• _Source code of charts_

========

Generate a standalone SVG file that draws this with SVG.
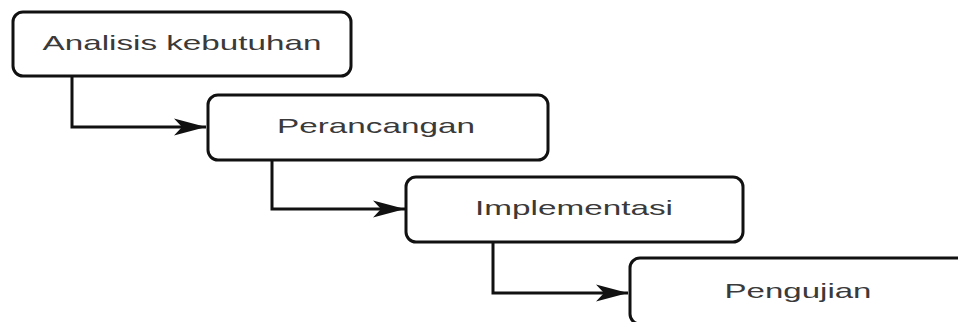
<svg xmlns="http://www.w3.org/2000/svg" width="958" height="322" viewBox="0 0 958 322">
<style>
.box{fill:#fff;stroke:#111;stroke-width:3}
.lbl{font-family:"Liberation Sans",Arial,sans-serif;font-size:21px;fill:#3a3a3a;text-anchor:middle}
.con{fill:none;stroke:#111;stroke-width:3}
</style>
<defs>
<marker id="arr" markerUnits="userSpaceOnUse" markerWidth="34" markerHeight="20" refX="32" refY="9" orient="auto" viewBox="0 0 34 20">
<path d="M32 9 L0 0.5 L8 9 L0 17.5 Z" fill="#111"/>
</marker>
</defs>
<rect width="958" height="322" fill="#fff"/>
<g id="connectors">
<path class="con" d="M72 76 V127 H206" marker-end="url(#arr)"/>
<path class="con" d="M272 160 V209 H405" marker-end="url(#arr)"/>
<path class="con" d="M493 242 V293 H628" marker-end="url(#arr)"/>
</g>
<g id="n1">
<rect class="box" x="13" y="12" width="338" height="64" rx="10"/>
<text class="lbl" x="182" y="50" textLength="279" lengthAdjust="spacingAndGlyphs">Analisis kebutuhan</text>
</g>
<g id="n2">
<rect class="box" x="208" y="95" width="340" height="65" rx="10"/>
<text class="lbl" x="376" y="133" textLength="198" lengthAdjust="spacingAndGlyphs">Perancangan</text>
</g>
<g id="n3">
<rect class="box" x="406" y="177" width="337" height="65" rx="10"/>
<text class="lbl" x="574" y="215" textLength="198" lengthAdjust="spacingAndGlyphs">Implementasi</text>
</g>
<g id="n4">
<rect class="box" x="630" y="258" width="338" height="66" rx="10"/>
<text class="lbl" x="798" y="298" textLength="147" lengthAdjust="spacingAndGlyphs">Pengujian</text>
</g>
</svg>
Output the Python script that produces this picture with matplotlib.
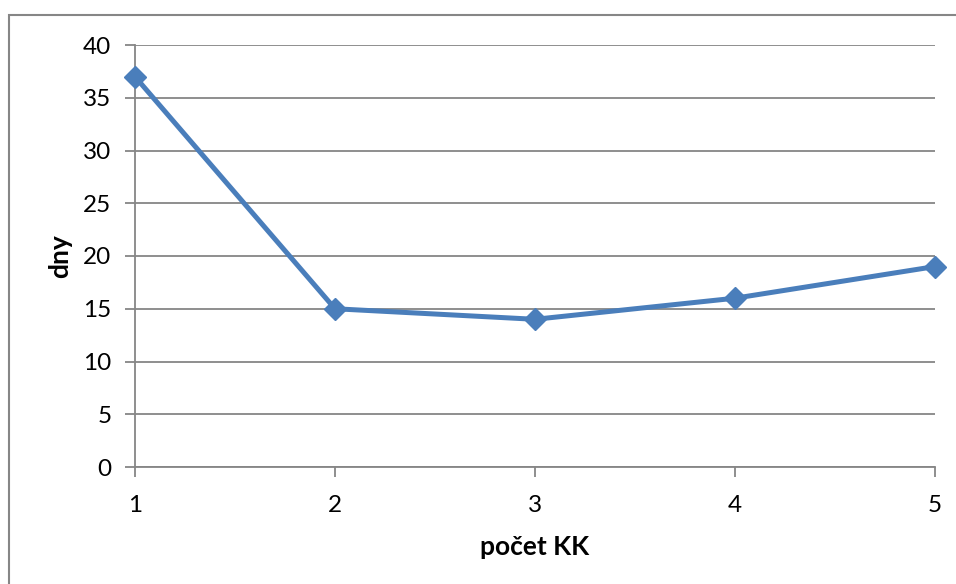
import matplotlib.pyplot as plt
from matplotlib.patches import Rectangle

# data
kk = [1, 2, 3, 4, 5]
dny = [37, 15, 14, 16, 19]
y_ticks = [0, 5, 10, 15, 20, 25, 30, 35, 40]

plt.rcParams['font.family'] = ['Lato', 'DejaVu Sans']

fig = plt.figure(figsize=(9.56, 5.84), dpi=100)
ax = fig.add_axes([135 / 956, 1 - 467 / 584, 800 / 956, 422 / 584])

grey = '#868686'

# chart frame (only top/left visible in the reference)
fig.patches.append(Rectangle((9 / 956, -0.1), 1.1, 1 - 15 / 584 + 0.1,
                             transform=fig.transFigure, fill=False,
                             edgecolor=grey, linewidth=1.5))

ax.plot(kk, dny, color='#4a7ebb', linewidth=3.6, marker='D',
        markersize=11, markeredgecolor='#4a7ebb', clip_on=False, zorder=3)

ax.set_xlim(1, 5)
ax.set_ylim(0, 40)
ax.set_xticks(kk)
ax.set_yticks(y_ticks)
ax.yaxis.grid(True, color=grey, linewidth=1.3)
ax.set_axisbelow(True)

for s in ['top', 'right']:
    ax.spines[s].set_visible(False)
for s in ['left', 'bottom']:
    ax.spines[s].set_color(grey)
    ax.spines[s].set_linewidth(1.3)

ax.tick_params(axis='both', colors=grey, labelcolor='black', labelsize=17.5,
               length=7, width=1.3, direction='out')
ax.tick_params(axis='y', pad=10)
ax.tick_params(axis='x', pad=13)

ax.set_xlabel('počet KK', fontsize=19, fontweight='bold', labelpad=14)
ax.set_ylabel('dny', fontsize=19, fontweight='bold', labelpad=8)

fig.savefig('out.png', dpi=100)
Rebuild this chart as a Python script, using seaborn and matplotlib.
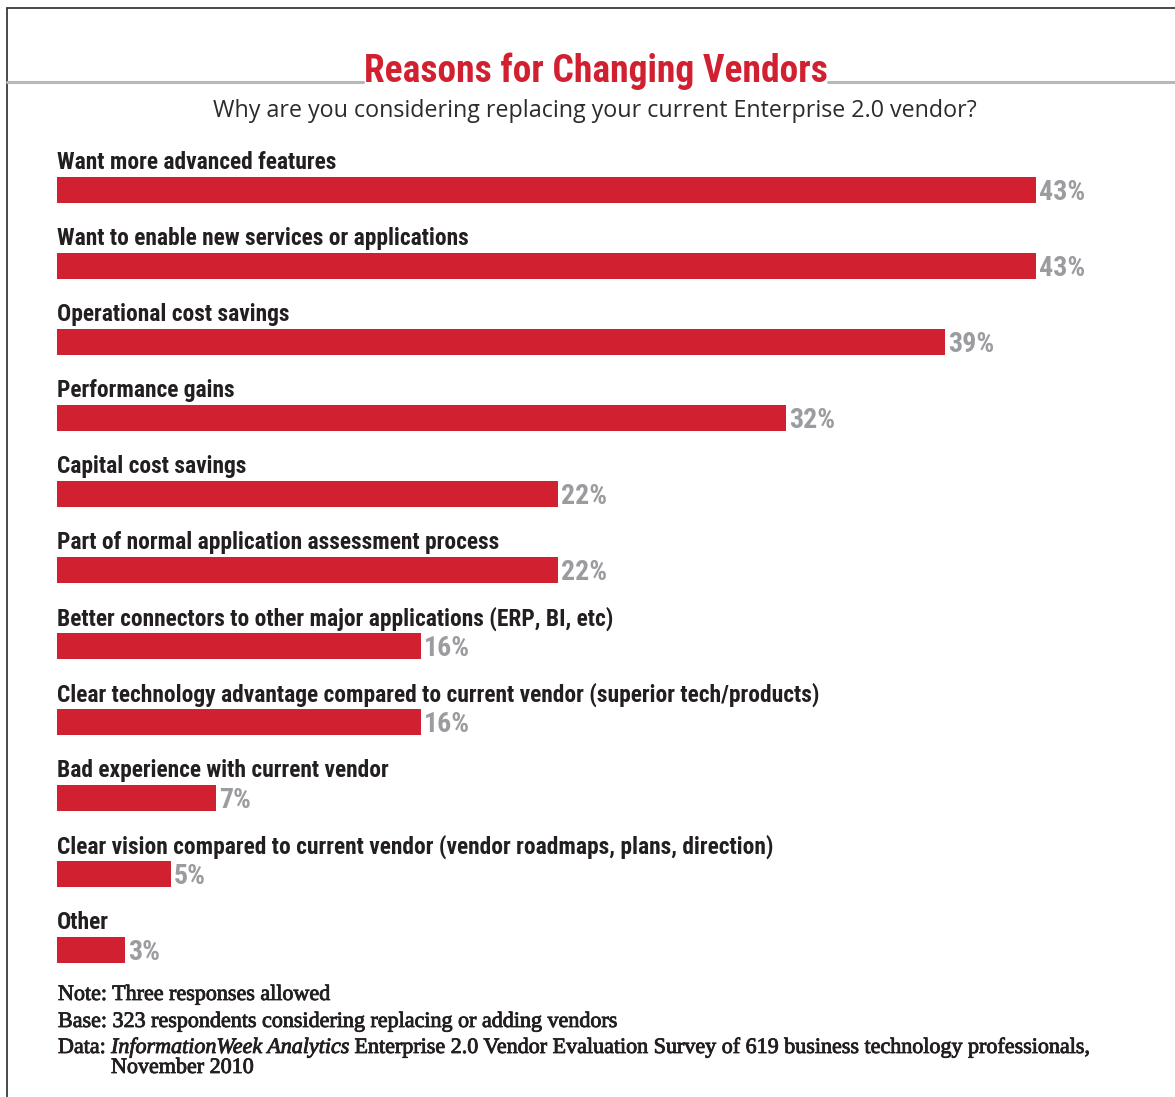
import matplotlib
matplotlib.use("Agg")
import matplotlib.pyplot as plt
from matplotlib import font_manager
from matplotlib import patheffects
from matplotlib.lines import Line2D
import seaborn as sns
import pandas as pd

# ---- data -------------------------------------------------------------
reasons = [
    "Want more advanced features",
    "Want to enable new services or applications",
    "Operational cost savings",
    "Performance gains",
    "Capital cost savings",
    "Part of normal application assessment process",
    "Better connectors to other major applications (ERP, BI, etc)",
    "Clear technology advantage compared to current vendor (superior tech/products)",
    "Bad experience with current vendor",
    "Clear vision compared to current vendor (vendor roadmaps, plans, direction)",
    "Other",
]
percent = [43, 43, 39, 32, 22, 22, 16, 16, 7, 5, 3]
value_labels = [f"{v}%" for v in percent]

title = "Reasons for Changing Vendors"
subtitle = "Why are you considering replacing your current Enterprise 2.0 vendor?"
note_text = "Note: Three responses allowed"
base_text = "Base: 323 respondents considering replacing or adding vendors"
data_prefix = "Data: "
data_source = "InformationWeek Analytics"
data_rest = " Enterprise 2.0 Vendor Evaluation Survey of 619 business technology professionals,"
data_date = "November 2010"

# ---- styling ----------------------------------------------------------
RED = "#d12131"
GREY_VAL = "#9b9ca0"
INK = "#231f20"
RULE = "#b8b8bc"
W, H = 1175, 1097
PX_PER_PCT = 22.77
ROW_PX = 76
BAR_PX = 26

sns.set_theme(style="white")
plt.rcParams["font.family"] = ["DejaVu Sans"]

entries = font_manager.fontManager.ttflist
installed = {f.name for f in entries}


def pick(cands, default="DejaVu Sans"):
    for c in cands:
        if c in installed:
            return c
    return default


COND = pick(["Liberation Sans Narrow", "Roboto Condensed", "Open Sans Condensed"], None)
COND_STRETCH = "normal"
if COND is None:
    if any(f.name == "DejaVu Sans" and f.stretch == "condensed" for f in entries):
        COND, COND_STRETCH = "DejaVu Sans", "condensed"
    else:
        COND = pick(["Roboto", "Lato", "DejaVu Sans"])
SANS = pick(["Open Sans", "Lato", "Noto Sans", "DejaVu Sans"])
SERIF = pick(["Liberation Serif", "DejaVu Serif"])

df = pd.DataFrame({"reason": reasons, "pct": percent})

fig = plt.figure(figsize=(W / 100, H / 100), dpi=100)
fig.patch.set_facecolor("white")


def fx(px):
    return px / W


def fy(py):
    return 1 - py / H


# frame
fig.add_artist(Line2D([fx(7), 1], [fy(8), fy(8)], color="#3a3a3a", lw=1.3))
fig.add_artist(Line2D([fx(7), fx(7)], [fy(8), 0], color="#3a3a3a", lw=1.3))

# bar area
ax_left, ax_right, ax_top, ax_bottom = 57, 1150, 140, 990
ax = fig.add_axes([fx(ax_left), fy(ax_bottom), (ax_right - ax_left) / W,
                   (ax_bottom - ax_top) / H])
sns.barplot(data=df, x="pct", y="reason", orient="h", color=RED,
            saturation=1, width=BAR_PX / ROW_PX, linewidth=0,
            edgecolor="none", ax=ax)
first_center = 190
last_center = first_center + ROW_PX * (len(reasons) - 1)
ax.set_xlim(0, (ax_right - ax_left) / PX_PER_PCT)
ax.set_ylim(len(reasons) - 1 + (ax_bottom - last_center) / ROW_PX,
            -(first_center - ax_top) / ROW_PX)
ax.set_axis_off()

label_texts = []
value_texts = []
for i, (name, v, lab) in enumerate(zip(reasons, percent, value_labels)):
    t = ax.text(0, i - 20.7 / ROW_PX, name, ha="left", va="baseline",
                fontsize=18, fontweight="bold", family=COND,
                fontstretch=COND_STRETCH, color=INK)
    label_texts.append(t)
    vt = ax.text(v + 3 / PX_PER_PCT, i + 10 / ROW_PX, lab, ha="left",
                 va="baseline", fontsize=18, fontweight="bold", family=COND,
                 fontstretch=COND_STRETCH, color=GREY_VAL)
    value_texts.append(vt)

t_title = fig.text(fx(595.5), fy(82), title, ha="center", va="baseline",
                   fontsize=30, fontweight="bold", family=COND,
                   fontstretch=COND_STRETCH, color=RED, zorder=3)
t_sub = fig.text(fx(595), fy(117), subtitle, ha="center", va="baseline",
                 fontsize=17, family=SANS, color="#2b2b2b")

semibold = [patheffects.withStroke(linewidth=0.6, foreground=INK)]
foot_kw = dict(ha="left", va="baseline", fontsize=13, family=SERIF, color=INK,
               path_effects=semibold)
t_note = fig.text(fx(58), fy(1000), note_text, **foot_kw)
t_base = fig.text(fx(58), fy(1027), base_text, **foot_kw)
t_dp = fig.text(fx(58), fy(1053), data_prefix, **foot_kw)
t_ds = fig.text(fx(111), fy(1053), data_source, style="italic", **foot_kw)
t_dr = fig.text(fx(111), fy(1053), data_rest, **foot_kw)
t_dd = fig.text(fx(111), fy(1073), data_date, **foot_kw)

renderer = fig.canvas.get_renderer()


def width(t):
    return t.get_window_extent(renderer).width


def fit(ref, group, target):
    for _ in range(2):
        s = target / width(ref)
        for t in group:
            t.set_fontsize(t.get_fontsize() * s)


fit(label_texts[7], label_texts, 763)
fit(value_texts[0], value_texts, 46)
fit(t_title, [t_title], 463)
fit(t_sub, [t_sub], 762)
foot = [t_note, t_base, t_dp, t_ds, t_dr, t_dd]
for _ in range(2):
    t_dr.set_x(t_ds.get_window_extent(renderer).x1 / W)
    total = t_dr.get_window_extent(renderer).x1 - 58
    s = 1033 / total
    for t in foot:
        t.set_fontsize(t.get_fontsize() * s)
# chain the pieces of the source line
t_dr.set_x(t_ds.get_window_extent(renderer).x1 / W)

# header rule, broken around the title
tb = t_title.get_window_extent(renderer)
rule_y = fy(81.5)
fig.add_artist(Line2D([fx(7), (tb.x0 - 1) / W], [rule_y, rule_y], color=RULE, lw=2.2))
fig.add_artist(Line2D([(tb.x1 + 1) / W, 1], [rule_y, rule_y], color=RULE, lw=2.2))

fig.savefig("out.png", dpi=100, facecolor="white")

========

• _Your instructions_
Copy nothing but the lines above that run from the one with "Output the Python" to the one with "edgecolor=grey, linewidth=1.5))", ends included; pictures stay out.

• _Solved exercise_
Output the Python script that produces this picture with matplotlib.
import matplotlib.pyplot as plt
from matplotlib.patches import Rectangle

# data
kk = [1, 2, 3, 4, 5]
dny = [37, 15, 14, 16, 19]
y_ticks = [0, 5, 10, 15, 20, 25, 30, 35, 40]

plt.rcParams['font.family'] = ['Lato', 'DejaVu Sans']

fig = plt.figure(figsize=(9.56, 5.84), dpi=100)
ax = fig.add_axes([135 / 956, 1 - 467 / 584, 800 / 956, 422 / 584])

grey = '#868686'

# chart frame (only top/left visible in the reference)
fig.patches.append(Rectangle((9 / 956, -0.1), 1.1, 1 - 15 / 584 + 0.1,
                             transform=fig.transFigure, fill=False,
                             edgecolor=grey, linewidth=1.5))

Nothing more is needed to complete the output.